→ Task prompt: Repeat the full listing below verbatim and keep the images out.

→ Data extract:
—————

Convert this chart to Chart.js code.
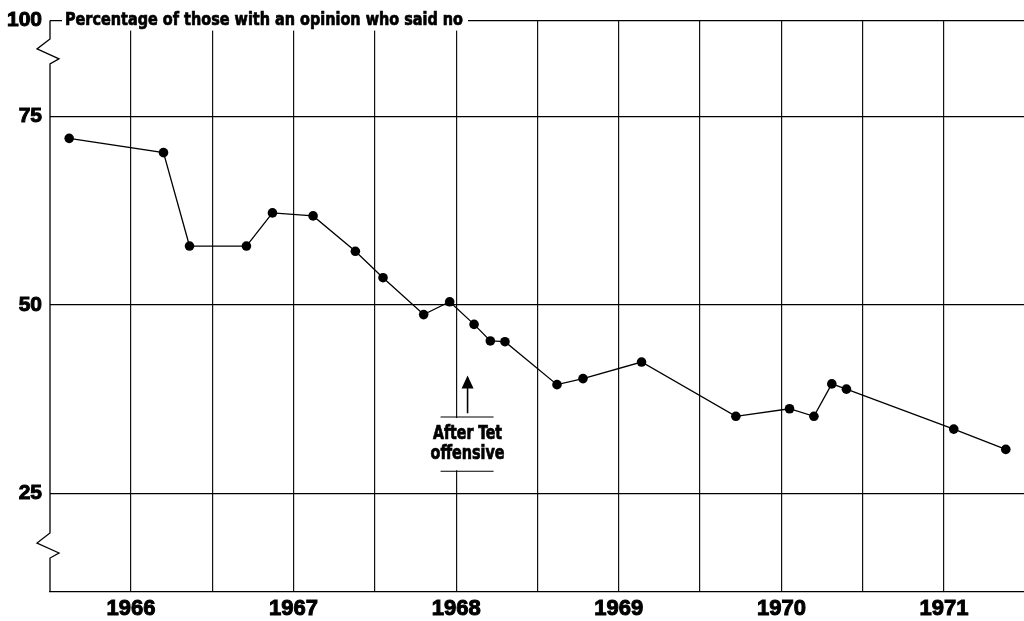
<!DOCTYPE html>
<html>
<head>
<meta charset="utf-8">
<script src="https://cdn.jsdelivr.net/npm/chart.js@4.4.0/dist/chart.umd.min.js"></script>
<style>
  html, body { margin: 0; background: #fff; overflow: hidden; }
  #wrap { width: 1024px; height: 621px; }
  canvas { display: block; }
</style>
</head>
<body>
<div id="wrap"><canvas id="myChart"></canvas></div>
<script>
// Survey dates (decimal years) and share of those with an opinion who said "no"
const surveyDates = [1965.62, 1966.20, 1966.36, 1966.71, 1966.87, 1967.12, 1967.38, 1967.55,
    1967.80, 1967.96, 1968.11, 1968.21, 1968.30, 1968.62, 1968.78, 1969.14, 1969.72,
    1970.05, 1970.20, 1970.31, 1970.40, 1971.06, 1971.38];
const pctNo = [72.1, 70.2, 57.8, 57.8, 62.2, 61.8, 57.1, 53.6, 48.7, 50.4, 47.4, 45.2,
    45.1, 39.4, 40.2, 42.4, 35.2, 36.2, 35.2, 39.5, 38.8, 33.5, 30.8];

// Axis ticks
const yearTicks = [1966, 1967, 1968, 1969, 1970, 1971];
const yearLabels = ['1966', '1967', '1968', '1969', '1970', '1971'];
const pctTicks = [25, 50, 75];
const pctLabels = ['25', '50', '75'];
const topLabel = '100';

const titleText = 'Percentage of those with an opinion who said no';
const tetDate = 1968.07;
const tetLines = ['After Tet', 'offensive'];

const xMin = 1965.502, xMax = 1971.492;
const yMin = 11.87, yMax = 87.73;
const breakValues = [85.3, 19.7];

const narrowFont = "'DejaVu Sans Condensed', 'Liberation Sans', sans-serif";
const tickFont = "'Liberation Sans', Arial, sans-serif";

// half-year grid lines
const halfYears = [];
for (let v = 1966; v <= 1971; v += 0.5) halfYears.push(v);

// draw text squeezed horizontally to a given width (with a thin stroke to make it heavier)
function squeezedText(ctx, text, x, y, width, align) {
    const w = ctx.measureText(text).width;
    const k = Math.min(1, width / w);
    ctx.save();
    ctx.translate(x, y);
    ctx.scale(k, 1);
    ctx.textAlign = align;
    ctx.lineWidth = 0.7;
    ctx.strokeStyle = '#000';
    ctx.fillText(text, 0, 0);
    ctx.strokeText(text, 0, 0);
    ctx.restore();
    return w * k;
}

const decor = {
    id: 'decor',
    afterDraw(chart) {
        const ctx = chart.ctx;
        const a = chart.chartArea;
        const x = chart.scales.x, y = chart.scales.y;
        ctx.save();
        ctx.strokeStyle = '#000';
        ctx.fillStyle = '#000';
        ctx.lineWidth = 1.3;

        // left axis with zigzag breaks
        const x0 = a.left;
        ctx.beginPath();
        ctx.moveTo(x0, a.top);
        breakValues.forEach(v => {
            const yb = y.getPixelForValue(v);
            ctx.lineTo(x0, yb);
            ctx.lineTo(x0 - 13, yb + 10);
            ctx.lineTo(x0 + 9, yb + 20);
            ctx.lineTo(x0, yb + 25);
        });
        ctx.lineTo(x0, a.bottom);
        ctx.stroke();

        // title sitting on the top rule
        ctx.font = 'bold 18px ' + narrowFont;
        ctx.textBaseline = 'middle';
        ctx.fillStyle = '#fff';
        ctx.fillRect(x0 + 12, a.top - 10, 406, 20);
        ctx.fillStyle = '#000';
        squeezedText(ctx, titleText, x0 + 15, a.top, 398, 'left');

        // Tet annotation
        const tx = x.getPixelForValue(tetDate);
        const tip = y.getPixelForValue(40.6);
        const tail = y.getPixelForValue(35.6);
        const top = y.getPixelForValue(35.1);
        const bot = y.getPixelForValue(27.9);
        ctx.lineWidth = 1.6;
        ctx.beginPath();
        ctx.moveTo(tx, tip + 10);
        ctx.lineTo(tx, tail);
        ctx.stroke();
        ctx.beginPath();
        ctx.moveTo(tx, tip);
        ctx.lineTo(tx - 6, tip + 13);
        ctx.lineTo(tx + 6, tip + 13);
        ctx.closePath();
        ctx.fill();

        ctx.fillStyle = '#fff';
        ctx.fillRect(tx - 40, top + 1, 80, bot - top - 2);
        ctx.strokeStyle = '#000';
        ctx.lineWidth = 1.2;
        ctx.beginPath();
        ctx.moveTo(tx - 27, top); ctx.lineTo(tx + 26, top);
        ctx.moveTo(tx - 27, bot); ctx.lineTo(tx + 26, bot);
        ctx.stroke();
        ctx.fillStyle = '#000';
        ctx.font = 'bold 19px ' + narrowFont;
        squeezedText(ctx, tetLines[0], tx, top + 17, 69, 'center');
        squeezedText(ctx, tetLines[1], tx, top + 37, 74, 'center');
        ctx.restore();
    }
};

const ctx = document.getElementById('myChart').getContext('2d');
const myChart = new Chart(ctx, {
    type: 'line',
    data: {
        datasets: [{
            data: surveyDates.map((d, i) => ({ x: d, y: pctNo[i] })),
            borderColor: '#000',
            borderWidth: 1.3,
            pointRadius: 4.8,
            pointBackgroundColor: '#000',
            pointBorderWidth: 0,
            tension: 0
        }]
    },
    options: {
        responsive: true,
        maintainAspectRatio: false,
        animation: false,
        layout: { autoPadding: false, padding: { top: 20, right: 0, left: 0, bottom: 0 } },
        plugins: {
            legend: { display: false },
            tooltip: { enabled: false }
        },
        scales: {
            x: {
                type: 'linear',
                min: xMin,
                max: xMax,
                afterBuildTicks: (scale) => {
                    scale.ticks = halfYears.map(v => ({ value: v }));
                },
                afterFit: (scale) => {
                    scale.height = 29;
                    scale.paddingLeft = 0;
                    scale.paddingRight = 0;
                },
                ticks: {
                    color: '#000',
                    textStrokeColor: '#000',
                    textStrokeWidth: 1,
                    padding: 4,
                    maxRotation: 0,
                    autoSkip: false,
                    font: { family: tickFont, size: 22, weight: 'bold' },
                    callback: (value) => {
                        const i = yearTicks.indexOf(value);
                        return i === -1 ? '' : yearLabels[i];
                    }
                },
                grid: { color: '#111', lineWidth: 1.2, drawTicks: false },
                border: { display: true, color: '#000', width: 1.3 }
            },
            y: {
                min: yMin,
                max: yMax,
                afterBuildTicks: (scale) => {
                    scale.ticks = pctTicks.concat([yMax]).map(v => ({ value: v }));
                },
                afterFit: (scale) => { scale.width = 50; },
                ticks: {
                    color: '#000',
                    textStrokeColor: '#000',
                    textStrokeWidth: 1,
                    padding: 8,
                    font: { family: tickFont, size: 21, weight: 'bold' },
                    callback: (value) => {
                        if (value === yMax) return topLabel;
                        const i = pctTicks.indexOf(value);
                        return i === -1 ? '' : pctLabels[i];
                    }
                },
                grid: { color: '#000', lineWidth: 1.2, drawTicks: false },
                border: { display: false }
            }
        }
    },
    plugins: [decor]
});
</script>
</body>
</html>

—————

→ Task output:
Convert this chart to Chart.js code.
<!DOCTYPE html>
<html>
<head>
<meta charset="utf-8">
<script src="https://cdn.jsdelivr.net/npm/chart.js@4.4.0/dist/chart.umd.min.js"></script>
<style>
  html, body { margin: 0; background: #fff; overflow: hidden; }
  #wrap { width: 1024px; height: 621px; }
  canvas { display: block; }
</style>
</head>
<body>
<div id="wrap"><canvas id="myChart"></canvas></div>
<script>
// Survey dates (decimal years) and share of those with an opinion who said "no"
const surveyDates = [1965.62, 1966.20, 1966.36, 1966.71, 1966.87, 1967.12, 1967.38, 1967.55,
    1967.80, 1967.96, 1968.11, 1968.21, 1968.30, 1968.62, 1968.78, 1969.14, 1969.72,
    1970.05, 1970.20, 1970.31, 1970.40, 1971.06, 1971.38];
const pctNo = [72.1, 70.2, 57.8, 57.8, 62.2, 61.8, 57.1, 53.6, 48.7, 50.4, 47.4, 45.2,
    45.1, 39.4, 40.2, 42.4, 35.2, 36.2, 35.2, 39.5, 38.8, 33.5, 30.8];

// Axis ticks
const yearTicks = [1966, 1967, 1968, 1969, 1970, 1971];
const yearLabels = ['1966', '1967', '1968', '1969', '1970', '1971'];
const pctTicks = [25, 50, 75];
const pctLabels = ['25', '50', '75'];
const topLabel = '100';

const titleText = 'Percentage of those with an opinion who said no';
const tetDate = 1968.07;
const tetLines = ['After Tet', 'offensive'];

const xMin = 1965.502, xMax = 1971.492;
const yMin = 11.87, yMax = 87.73;
const breakValues = [85.3, 19.7];

const narrowFont = "'DejaVu Sans Condensed', 'Liberation Sans', sans-serif";
const tickFont = "'Liberation Sans', Arial, sans-serif";

// half-year grid lines
const halfYears = [];
for (let v = 1966; v <= 1971; v += 0.5) halfYears.push(v);

// draw text squeezed horizontally to a given width (with a thin stroke to make it heavier)
function squeezedText(ctx, text, x, y, width, align) {
    const w = ctx.measureText(text).width;
    const k = Math.min(1, width / w);
    ctx.save();
    ctx.translate(x, y);
    ctx.scale(k, 1);
    ctx.textAlign = align;
    ctx.lineWidth = 0.7;
    ctx.strokeStyle = '#000';
    ctx.fillText(text, 0, 0);
    ctx.strokeText(text, 0, 0);
    ctx.restore();
    return w * k;
}

const decor = {
    id: 'decor',
    afterDraw(chart) {
        const ctx = chart.ctx;
        const a = chart.chartArea;
        const x = chart.scales.x, y = chart.scales.y;
        ctx.save();
        ctx.strokeStyle = '#000';
        ctx.fillStyle = '#000';
        ctx.lineWidth = 1.3;

        // left axis with zigzag breaks
        const x0 = a.left;
        ctx.beginPath();
        ctx.moveTo(x0, a.top);
        breakValues.forEach(v => {
            const yb = y.getPixelForValue(v);
            ctx.lineTo(x0, yb);
            ctx.lineTo(x0 - 13, yb + 10);
            ctx.lineTo(x0 + 9, yb + 20);
            ctx.lineTo(x0, yb + 25);
        });
        ctx.lineTo(x0, a.bottom);
        ctx.stroke();

        // title sitting on the top rule
        ctx.font = 'bold 18px ' + narrowFont;
        ctx.textBaseline = 'middle';
        ctx.fillStyle = '#fff';
        ctx.fillRect(x0 + 12, a.top - 10, 406, 20);
        ctx.fillStyle = '#000';
        squeezedText(ctx, titleText, x0 + 15, a.top, 398, 'left');

        // Tet annotation
        const tx = x.getPixelForValue(tetDate);
        const tip = y.getPixelForValue(40.6);
        const tail = y.getPixelForValue(35.6);
        const top = y.getPixelForValue(35.1);
        const bot = y.getPixelForValue(27.9);
        ctx.lineWidth = 1.6;
        ctx.beginPath();
        ctx.moveTo(tx, tip + 10);
        ctx.lineTo(tx, tail);
        ctx.stroke();
        ctx.beginPath();
        ctx.moveTo(tx, tip);
        ctx.lineTo(tx - 6, tip + 13);
        ctx.lineTo(tx + 6, tip + 13);
        ctx.closePath();
        ctx.fill();

        ctx.fillStyle = '#fff';
        ctx.fillRect(tx - 40, top + 1, 80, bot - top - 2);
        ctx.strokeStyle = '#000';
        ctx.lineWidth = 1.2;
        ctx.beginPath();
        ctx.moveTo(tx - 27, top); ctx.lineTo(tx + 26, top);
        ctx.moveTo(tx - 27, bot); ctx.lineTo(tx + 26, bot);
        ctx.stroke();
        ctx.fillStyle = '#000';
        ctx.font = 'bold 19px ' + narrowFont;
        squeezedText(ctx, tetLines[0], tx, top + 17, 69, 'center');
        squeezedText(ctx, tetLines[1], tx, top + 37, 74, 'center');
        ctx.restore();
    }
};

const ctx = document.getElementById('myChart').getContext('2d');
const myChart = new Chart(ctx, {
    type: 'line',
    data: {
        datasets: [{
            data: surveyDates.map((d, i) => ({ x: d, y: pctNo[i] })),
            borderColor: '#000',
            borderWidth: 1.3,
            pointRadius: 4.8,
            pointBackgroundColor: '#000',
            pointBorderWidth: 0,
            tension: 0
        }]
    },
    options: {
        responsive: true,
        maintainAspectRatio: false,
        animation: false,
        layout: { autoPadding: false, padding: { top: 20, right: 0, left: 0, bottom: 0 } },
        plugins: {
            legend: { display: false },
            tooltip: { enabled: false }
        },
        scales: {
            x: {
                type: 'linear',
                min: xMin,
                max: xMax,
                afterBuildTicks: (scale) => {
                    scale.ticks = halfYears.map(v => ({ value: v }));
                },
                afterFit: (scale) => {
                    scale.height = 29;
                    scale.paddingLeft = 0;
                    scale.paddingRight = 0;
                },
                ticks: {
                    color: '#000',
                    textStrokeColor: '#000',
                    textStrokeWidth: 1,
                    padding: 4,
                    maxRotation: 0,
                    autoSkip: false,
                    font: { family: tickFont, size: 22, weight: 'bold' },
                    callback: (value) => {
                        const i = yearTicks.indexOf(value);
                        return i === -1 ? '' : yearLabels[i];
                    }
                },
                grid: { color: '#111', lineWidth: 1.2, drawTicks: false },
                border: { display: true, color: '#000', width: 1.3 }
            },
            y: {
                min: yMin,
                max: yMax,
                afterBuildTicks: (scale) => {
                    scale.ticks = pctTicks.concat([yMax]).map(v => ({ value: v }));
                },
                afterFit: (scale) => { scale.width = 50; },
                ticks: {
                    color: '#000',
                    textStrokeColor: '#000',
                    textStrokeWidth: 1,
                    padding: 8,
                    font: { family: tickFont, size: 21, weight: 'bold' },
                    callback: (value) => {
                        if (value === yMax) return topLabel;
                        const i = pctTicks.indexOf(value);
                        return i === -1 ? '' : pctLabels[i];
                    }
                },
                grid: { color: '#000', lineWidth: 1.2, drawTicks: false },
                border: { display: false }
            }
        }
    },
    plugins: [decor]
});
</script>
</body>
</html>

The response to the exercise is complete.